11. The transponder as claimed in claim 7, wherein the first memory is separated logically from the second memory.

12. The transponder as claimed in claim 8, wherein the first memory is separated logically from the second memory.

13. The transponder as claimed in claim 9, wherein the first memory is separated logically from the second memory.

14. An RFID system comprising:

a read/write device; and

at least one transponder;

wherein the read/write device is configured such that an address can be generated for accessing the second memory area of the transponder via the identification number of the transponder.

15. A method for generating an address of a second memory area of a transponder, comprising:

allocating a unique identification number to a first memory; and

generating an address of the second memory from the unique identification number of the transponder via a predetermined algorithm utilizing one of (i) a read/write device and (ii) an application of a peripheral device coupled to a read/write device.

16. The transponder of claim 7, wherein the second memory is encrypted.

17. An RFID system comprising:

a read/write device;

a processing unit; and

a transponder including at least a first and second memory, said first memory having an identification number;

wherein the read/write device reads the identification number from the first memory before an access procedure for the second memory is initiated.

18. The RFID system as claimed in claim 17, wherein the read/write device is a read only device.

19. The RFID system as claimed in claim 17, wherein the identification number is write protected.

20. The RFID system as claimed in claim 17, wherein data stored in the second memory is encrypted.

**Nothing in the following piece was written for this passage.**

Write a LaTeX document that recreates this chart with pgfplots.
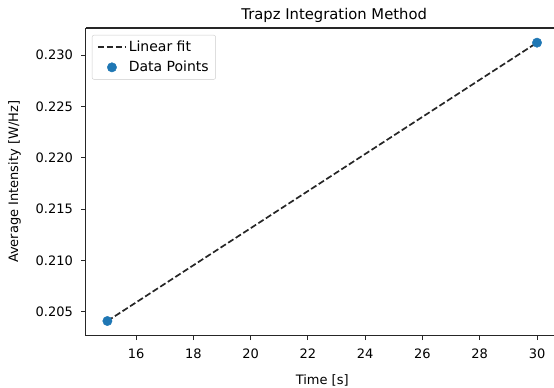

21. The RFID system as claimed in claim 17, wherein the processing unit generates an address to enable access to the second memory.

22. The RFID system as claimed in claim 17, wherein the first and second memories are physically separate from each other.

23. The RFID system as claimed in claim 17, wherein the first memory is read-only.

24. An article comprising:

an RFID antenna;

a processing unit;

a first memory containing a write protected unique identification number; and

at least a second memory;

wherein the unique identification number is visible to RF-ID read/write devices, the second memory is visible only to RF-ID read/write devices that exchange authorization information with said processing unit.

25. The article as claimed in claim 24, wherein the RF-ID read/write devices are read-only devices.

26. The article as claimed in claim 24, wherein the second memory is encrypted.

27. The article as claimed in claim 24, wherein the first and second memories are physically separate from each other.